Until 1995 Rand's primary research field was dynamical systems for which he was awarded the London Mathematical Society's Whitehead Prize. During this period with his collaborators he discovered and characterised modulated waves in fluids, provided the topological classification of unimodal maps, discovered the fine-scale structure of the universal transition from quasi-periodic dynamics to chaotic behaviour in dissipative systems, and created a rigorous formulation of the thermodynamic formalism for multifractals.
Since then he has been working at the interface between mathematics and biology and this work has been recognized by the award in 2005 of a prestigious EPSRC Senior Research Fellowship. In particular, in earlier work he has contributed to the study of spatial systems in ecology, epidemiology and evolutionary theory and has developed new mathematical approaches, such as pair approximations, to develop tractable mathematical models. More recently he has developed substantial systems biology programmes in areas such as circadian rhythms (with Andrew Millar, Edinburgh and Isabelle Carre, Warwick), NF-kappaB signaling (with Mike White, Manchester), cancer chronobiology (with Frances Levi, Franck Delaunay, Bert van der Horst and Albert Goldbeter, INSERM, Nice, Erasmus and Brussels), prolactin transcription (with Julian Davis and Mike White, Manchester) and plant stress (with Jim Beynon, Warwick). He has developed a range of mathematical tools for the analysis of complex network systems and for experimental optimization, and, with Bärbel Finkenstädt (Statistics, Warwick), he has developed new statistical techniques for the analysis of transcriptional and other molecular data. He is now a fully committed systems biologist with a substantial portfolio of grant-funded projects combining theoretical and experimental research. His work has been primarily funded by EPSRC, BBSRC, the EU and the Wellcome Trust and currently he is funded by EPSRC and CRUK.
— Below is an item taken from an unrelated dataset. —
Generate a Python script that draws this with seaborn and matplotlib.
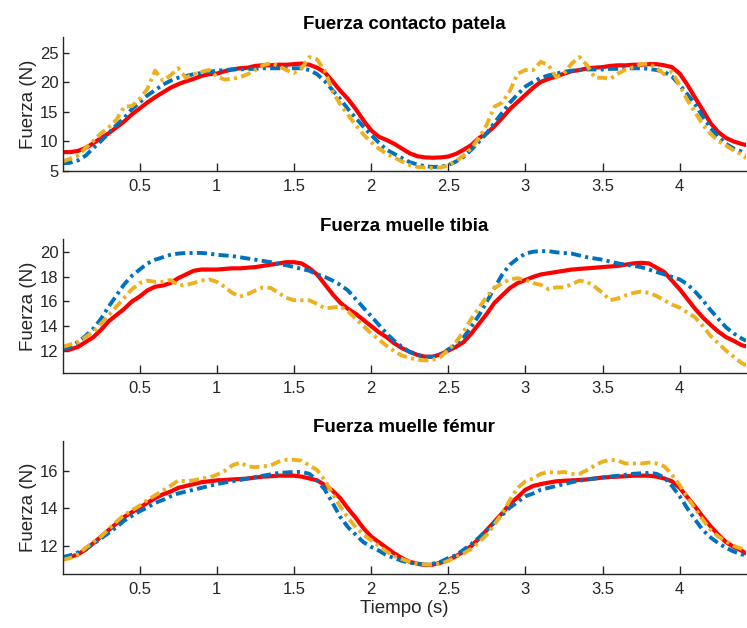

For six years until 2006 he was Chair of Warwick's Mathematics Institute. Previously Rand had led the development of Applied Mathematics at Warwick and took it from almost nothing in the early 80s to its present strength. He instigated Warwick's mathematical interdisciplinary programme MIR@W from which many of Warwick’s successful interdisciplinary initiatives have emerged. More recently he led the creation of Warwick’s Systems Biology Centre and helped guide it to its present position as one of the UK’s leading centres. With Alison Rodger and Colin Robinson he led the creation of the first two of Warwick’s research council funded doctoral training centres and has been intimately involved in a further four including the current EPSRC CDT MathSys. He has served on numerous national and international committees and advisory bodies.